A rook cluster is made up of one or more nodes each running the Rook daemon rookd. Containers and Pods can
mount block devices and filesystems exposed by the cluster, or can use S3/Swift API for object storage. There is
also a REST API exposed by rookd as well as a command line tool called rook.
The Rook daemon rookd is a single binary that is self-contained and has all that is needed to bootstrap, scale
and manage a storage cluster. rookd is typically compiled into a single static binary (just like most golang
binaries) or a dynamic binary that takes a dependency on mostly libc. It can run in minimal containers, alongside a
hypervisor, or directly on the host on most Linux distributions.

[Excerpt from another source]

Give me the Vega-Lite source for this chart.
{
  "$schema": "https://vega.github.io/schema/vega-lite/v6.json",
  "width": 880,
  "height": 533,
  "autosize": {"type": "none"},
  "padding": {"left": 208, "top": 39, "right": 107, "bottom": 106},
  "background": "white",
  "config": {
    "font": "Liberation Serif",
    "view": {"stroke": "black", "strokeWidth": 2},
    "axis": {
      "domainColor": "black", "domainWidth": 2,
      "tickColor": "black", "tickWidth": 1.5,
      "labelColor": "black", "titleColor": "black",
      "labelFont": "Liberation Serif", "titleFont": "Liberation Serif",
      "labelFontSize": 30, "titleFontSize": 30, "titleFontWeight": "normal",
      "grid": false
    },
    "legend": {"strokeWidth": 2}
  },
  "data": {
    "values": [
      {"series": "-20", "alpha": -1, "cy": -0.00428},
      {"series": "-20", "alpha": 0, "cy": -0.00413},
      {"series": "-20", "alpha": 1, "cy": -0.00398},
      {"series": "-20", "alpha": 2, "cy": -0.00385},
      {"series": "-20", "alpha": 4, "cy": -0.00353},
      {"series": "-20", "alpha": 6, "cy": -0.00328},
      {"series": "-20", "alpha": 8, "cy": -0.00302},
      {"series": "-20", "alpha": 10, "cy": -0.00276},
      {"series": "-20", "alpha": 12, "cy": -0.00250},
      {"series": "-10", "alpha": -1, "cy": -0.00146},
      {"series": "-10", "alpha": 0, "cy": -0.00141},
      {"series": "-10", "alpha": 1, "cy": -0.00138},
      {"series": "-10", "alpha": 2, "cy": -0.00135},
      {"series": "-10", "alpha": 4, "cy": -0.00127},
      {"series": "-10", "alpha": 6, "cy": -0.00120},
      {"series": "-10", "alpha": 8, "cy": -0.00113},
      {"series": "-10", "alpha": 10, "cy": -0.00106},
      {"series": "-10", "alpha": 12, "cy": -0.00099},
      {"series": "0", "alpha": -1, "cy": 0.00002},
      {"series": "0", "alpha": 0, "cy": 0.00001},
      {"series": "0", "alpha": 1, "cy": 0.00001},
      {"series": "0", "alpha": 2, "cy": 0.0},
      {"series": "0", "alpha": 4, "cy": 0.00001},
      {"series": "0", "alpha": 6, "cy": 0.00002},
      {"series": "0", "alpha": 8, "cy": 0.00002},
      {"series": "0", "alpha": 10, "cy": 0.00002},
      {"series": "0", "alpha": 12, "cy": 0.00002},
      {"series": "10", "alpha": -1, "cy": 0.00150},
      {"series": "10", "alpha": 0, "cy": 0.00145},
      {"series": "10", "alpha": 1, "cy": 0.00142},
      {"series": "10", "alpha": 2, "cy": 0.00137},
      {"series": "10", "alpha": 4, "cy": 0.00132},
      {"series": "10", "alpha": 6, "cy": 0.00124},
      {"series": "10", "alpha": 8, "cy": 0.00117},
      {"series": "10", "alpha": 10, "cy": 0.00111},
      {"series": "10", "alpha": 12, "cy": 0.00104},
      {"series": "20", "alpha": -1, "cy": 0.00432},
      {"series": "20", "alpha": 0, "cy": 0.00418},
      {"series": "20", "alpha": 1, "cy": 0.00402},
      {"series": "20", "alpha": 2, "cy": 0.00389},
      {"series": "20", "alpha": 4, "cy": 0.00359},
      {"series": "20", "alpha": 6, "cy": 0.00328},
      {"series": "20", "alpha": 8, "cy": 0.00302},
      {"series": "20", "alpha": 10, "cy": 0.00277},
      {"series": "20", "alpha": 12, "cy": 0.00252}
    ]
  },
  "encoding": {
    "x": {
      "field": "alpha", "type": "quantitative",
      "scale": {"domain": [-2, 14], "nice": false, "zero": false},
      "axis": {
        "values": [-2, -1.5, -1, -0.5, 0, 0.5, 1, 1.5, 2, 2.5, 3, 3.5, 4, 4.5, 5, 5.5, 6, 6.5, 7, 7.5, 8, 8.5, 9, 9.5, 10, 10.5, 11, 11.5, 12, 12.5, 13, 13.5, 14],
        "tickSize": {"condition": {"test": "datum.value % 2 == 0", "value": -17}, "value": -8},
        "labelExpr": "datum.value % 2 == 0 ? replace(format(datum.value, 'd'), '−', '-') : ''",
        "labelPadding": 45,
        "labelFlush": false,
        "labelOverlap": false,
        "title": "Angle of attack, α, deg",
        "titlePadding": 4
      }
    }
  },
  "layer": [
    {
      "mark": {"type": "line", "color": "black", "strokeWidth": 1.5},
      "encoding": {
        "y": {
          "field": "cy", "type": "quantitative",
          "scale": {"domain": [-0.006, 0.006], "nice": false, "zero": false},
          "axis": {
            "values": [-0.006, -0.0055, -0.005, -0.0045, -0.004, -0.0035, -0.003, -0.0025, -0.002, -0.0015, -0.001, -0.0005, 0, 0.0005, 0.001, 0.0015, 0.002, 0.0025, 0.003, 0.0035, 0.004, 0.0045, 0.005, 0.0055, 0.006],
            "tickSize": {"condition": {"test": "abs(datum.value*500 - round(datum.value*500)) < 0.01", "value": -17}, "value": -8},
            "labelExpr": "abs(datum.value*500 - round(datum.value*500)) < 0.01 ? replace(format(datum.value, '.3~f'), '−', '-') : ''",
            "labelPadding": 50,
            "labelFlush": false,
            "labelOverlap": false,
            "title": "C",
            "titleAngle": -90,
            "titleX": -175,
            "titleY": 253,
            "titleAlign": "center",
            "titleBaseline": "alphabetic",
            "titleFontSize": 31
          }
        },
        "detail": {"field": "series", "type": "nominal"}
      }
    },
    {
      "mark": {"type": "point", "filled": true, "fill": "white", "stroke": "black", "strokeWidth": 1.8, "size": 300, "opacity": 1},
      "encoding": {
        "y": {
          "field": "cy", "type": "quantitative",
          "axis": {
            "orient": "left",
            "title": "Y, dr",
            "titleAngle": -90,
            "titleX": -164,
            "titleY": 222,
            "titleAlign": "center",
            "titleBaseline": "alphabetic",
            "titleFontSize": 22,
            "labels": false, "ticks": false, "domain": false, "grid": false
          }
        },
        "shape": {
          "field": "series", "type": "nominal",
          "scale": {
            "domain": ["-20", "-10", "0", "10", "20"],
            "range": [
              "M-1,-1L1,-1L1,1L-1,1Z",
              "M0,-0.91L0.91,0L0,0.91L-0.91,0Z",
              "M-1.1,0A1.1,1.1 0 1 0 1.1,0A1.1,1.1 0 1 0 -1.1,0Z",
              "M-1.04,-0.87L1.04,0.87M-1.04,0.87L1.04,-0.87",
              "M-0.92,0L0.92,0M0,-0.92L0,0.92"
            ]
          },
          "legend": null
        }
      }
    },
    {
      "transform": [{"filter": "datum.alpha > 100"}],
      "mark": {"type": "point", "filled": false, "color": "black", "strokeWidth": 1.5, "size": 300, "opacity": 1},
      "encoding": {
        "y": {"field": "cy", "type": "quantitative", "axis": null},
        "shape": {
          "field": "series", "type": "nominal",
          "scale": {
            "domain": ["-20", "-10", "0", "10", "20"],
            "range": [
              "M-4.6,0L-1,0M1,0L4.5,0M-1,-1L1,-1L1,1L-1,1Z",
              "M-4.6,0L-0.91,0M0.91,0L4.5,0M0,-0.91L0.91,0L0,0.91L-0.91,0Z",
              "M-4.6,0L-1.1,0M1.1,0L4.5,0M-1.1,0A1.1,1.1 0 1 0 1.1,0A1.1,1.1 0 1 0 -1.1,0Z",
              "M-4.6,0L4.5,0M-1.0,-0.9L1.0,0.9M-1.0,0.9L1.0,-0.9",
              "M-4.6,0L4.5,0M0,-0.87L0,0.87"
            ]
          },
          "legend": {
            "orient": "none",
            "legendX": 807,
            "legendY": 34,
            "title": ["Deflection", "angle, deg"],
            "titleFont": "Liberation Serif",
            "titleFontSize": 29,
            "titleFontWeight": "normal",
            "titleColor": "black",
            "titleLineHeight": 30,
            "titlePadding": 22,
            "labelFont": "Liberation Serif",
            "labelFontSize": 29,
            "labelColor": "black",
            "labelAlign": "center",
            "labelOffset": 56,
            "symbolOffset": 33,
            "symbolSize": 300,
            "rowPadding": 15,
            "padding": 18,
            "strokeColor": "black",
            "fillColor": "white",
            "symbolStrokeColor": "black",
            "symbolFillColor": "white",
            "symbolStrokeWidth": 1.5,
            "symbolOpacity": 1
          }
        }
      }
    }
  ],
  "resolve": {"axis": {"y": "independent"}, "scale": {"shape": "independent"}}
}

rookd uses an embedded version of Ceph for storing all data -- there are no changes to the data path. An embedded version
of Ceph was created specifically for Rook scenarios and has been pushed upstream. Rook does not attempt to maintain full fidelity
with Ceph, for example, most of the Ceph concepts like OSDs, MONs, placement groups, etc. are hidden. Instead Rook creates
a much simplified UX for admins that is in terms of physical resources, pools, volumes, filesystems, and buckets.
rookd embeds Etcd to store configuration and coordinate cluster-wide management operations. rookd will automatically
bootstrap Etcd, manage it, and scale it as the cluster grows. It's also possible to use an external Etcd instead of the embedded one
if needed.
Rook and etcd are implemented in golang. Ceph is implemented in C++ where the data path is highly optimized. We believe this combination offers the best of both worlds.
See Design wiki for more details.
We welcome contributions. See Contributing to get started.
For filing bugs, suggesting improvements, or requesting new features, help us out by opening an issue.
Please use the following to reach members of the community:
- Email: rook-dev
- Gitter: rook/rook for general project discussions or rook-dev for development discussions.
- Twitter: @rook_io
Rook and Etcd are under the Apache 2.0 license. Ceph is mostly under the LGPL 2.0 license. Some portions of the code are under different licenses. The appropriate license information can be found in the headers of the source files.